Again, it's easy to test this directly, but first we should optimize the implementation of the closed form solution. There's no sense calculating the values for $\sqrt{5}$ and $\phi$ over and over again since they're effectively constants. Heck, that's two-thirds of the calculations right there! To do that, a class is in order.
In [7]:
class Fibonacci:
    def __init__(self):
        self.sqrt_5 = decimal.Decimal(5).sqrt()
        self.phi = (decimal.Decimal(1) + self.sqrt_5) / decimal.Decimal(2)
        
    def fib(self, n: int) -> int:
        """Return the nth Fibonacci number."""
        f = self.phi ** decimal.Decimal(n) / self.sqrt_5
        f = int(f.to_integral_value(rounding=decimal.ROUND_HALF_UP))
        return f
Before we run, let's make sure our code is equivalent.
In [8]:
with decimal.localcontext() as ctx:
    ctx.prec = 212
    f = Fibonacci()
    print(test_equivalent(1000, fib_closed_decimal, f.fib))
equivalent in test range.
In [9]:
%matplotlib inline
In [10]:
import timeit
import matplotlib.pyplot as plt
In [11]:
num = 250
x = list(range(1, 500))
iter_times = [
    timeit.timeit(f'fib_iter({n})', number=num, globals=globals()) 
    for n in x
]

with decimal.localcontext() as ctx:
    ctx.prec = 212
    f = Fibonacci()
    closed_times = [
        timeit.timeit(f'f.fib({n})', number=num, globals=globals()) 
        for n in x
    ]
In [12]:
fig = plt.figure()
ax = fig.add_subplot(111)
ax.plot(x, iter_times, 'r', x, closed_times, 'b')
ax.set_xlabel('n')
ax.set_ylabel('Execution time (seconds)')

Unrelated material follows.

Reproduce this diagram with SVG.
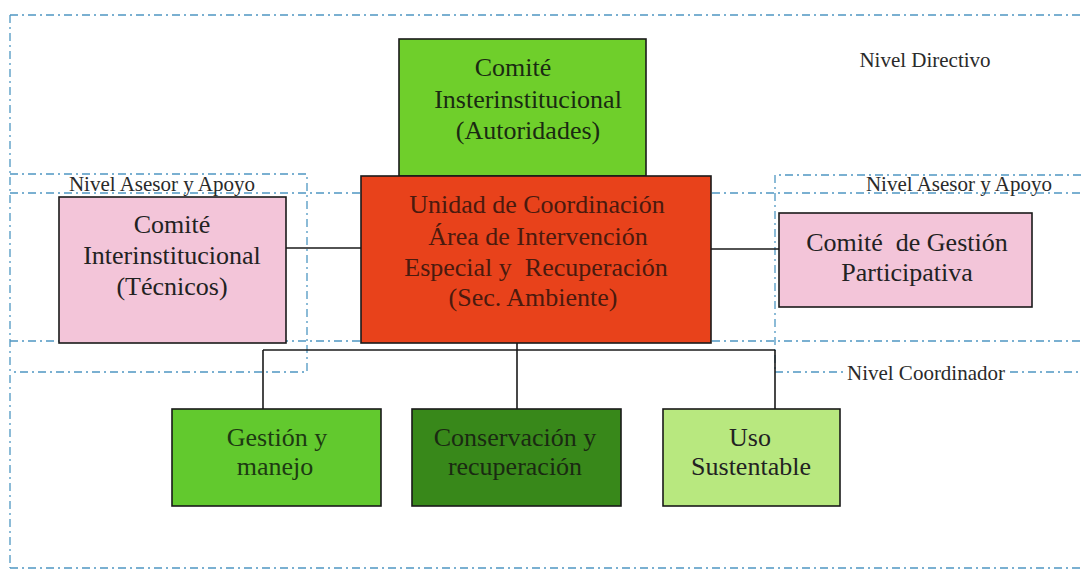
<svg xmlns="http://www.w3.org/2000/svg" width="1081" height="572" viewBox="0 0 1081 572" font-family="'Liberation Serif', Tinos, 'Times New Roman', 'DejaVu Serif', serif">
<style>
.frame{fill:none;stroke:#4f97c2;stroke-width:1.3;stroke-dasharray:8 4 2 4}
.box{stroke:#1a1a1a;stroke-width:1.6}
.conn{fill:none;stroke:#1a1a1a;stroke-width:1.6}
text{font-family:'Liberation Serif', Tinos, 'Times New Roman', 'DejaVu Serif', serif;text-anchor:middle;white-space:pre}
.t{font-size:26px}
.lvl{font-size:21px;fill:#2a2a2a}
</style>
<rect width="1081" height="572" fill="#ffffff"/>
<g id="levels">
<path class="frame" d="M10 15H1081M10 15V568M10 568H1081"/>
<path class="frame" d="M10 174H307V372H10"/>
<path class="frame" d="M1081 175H775V372"/>
<path class="frame" d="M10 193H1081"/>
<path class="frame" d="M10 341H1081"/>
<path class="frame" d="M775 372H843M1010 372H1081"/>
</g>
<g id="connectors">
<path class="conn" d="M286 248H361"/>
<path class="conn" d="M711 249H779"/>
<path class="conn" d="M263 350H775"/>
<path class="conn" d="M263 350V409"/>
<path class="conn" d="M517 343V409"/>
<path class="conn" d="M775 350V409"/>
</g>
<g id="comite-autoridades">
<rect class="box" x="399" y="39" width="247" height="137" fill="#6fcf2b"/>
<text class="t" fill="#1a2a12" font-family="Liberation Serif, serif"><tspan x="513" y="76">Comité</tspan><tspan x="528" y="108">Insterinstitucional</tspan><tspan x="528" y="139">(Autoridades)</tspan></text>
</g>
<g id="unidad-coordinacion">
<rect class="box" x="361" y="176" width="350" height="167" fill="#e8421b"/>
<text class="t" fill="#4a1a0e"><tspan x="537" y="213">Unidad de Coordinación</tspan><tspan x="538" y="245">Área de Intervención</tspan><tspan x="536" y="276">Especial y  Recuperación</tspan><tspan x="533" y="306">(Sec. Ambiente)</tspan></text>
</g>
<g id="comite-tecnicos">
<rect class="box" x="59" y="197" width="227" height="146" fill="#f3c5d9"/>
<text class="t" fill="#222"><tspan x="172" y="233">Comité</tspan><tspan x="172" y="264">Interinstitucional</tspan><tspan x="172" y="295">(Técnicos)</tspan></text>
</g>
<g id="comite-gestion">
<rect class="box" x="779" y="213" width="253" height="94" fill="#f3c5d9"/>
<text class="t" fill="#222"><tspan x="907" y="251">Comité  de Gestión</tspan><tspan x="907" y="281">Participativa</tspan></text>
</g>
<g id="gestion-manejo">
<rect class="box" x="172" y="409" width="209" height="97" fill="#62c92e"/>
<text class="t" fill="#1d3a12"><tspan x="277" y="446">Gestión y</tspan><tspan x="275" y="475">manejo</tspan></text>
</g>
<g id="conservacion">
<rect class="box" x="412" y="409" width="209" height="97" fill="#38881a"/>
<text class="t" fill="#1a2a12"><tspan x="515" y="446">Conservación y</tspan><tspan x="515" y="475">recuperación</tspan></text>
</g>
<g id="uso-sustentable">
<rect class="box" x="663" y="409" width="177" height="97" fill="#b8e87f"/>
<text class="t" fill="#222"><tspan x="750" y="446">Uso</tspan><tspan x="751" y="475">Sustentable</tspan></text>
</g>
<g id="level-labels">
<text class="lvl" x="925" y="67">Nivel Directivo</text>
<text class="lvl" x="162" y="191">Nivel Asesor y Apoyo</text>
<text class="lvl" x="959" y="191">Nivel Asesor y Apoyo</text>
<text class="lvl" x="926" y="380">Nivel Coordinador</text>
</g>
</svg>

ax.legend(['iterative', 'closed form'])
ax.set_title(f'Time for {num} calculations of Fib(n)')
Out[12]:
<matplotlib.text.Text at 0x7f08b0070b38>
The break even point (again, on my computer) is in the range [320, 360], and the closed form looks to be more O(log(n)) than O(1). Like I said, the decimal library is pretty heavy.
So is the closed form solution worth it? In the context of an interview question, absolutely. It opens discussion of rounding errors, execution time, and memory requirements. And I bet an interviewer who asks you to code up Fibonacci has never been given the closed form solution.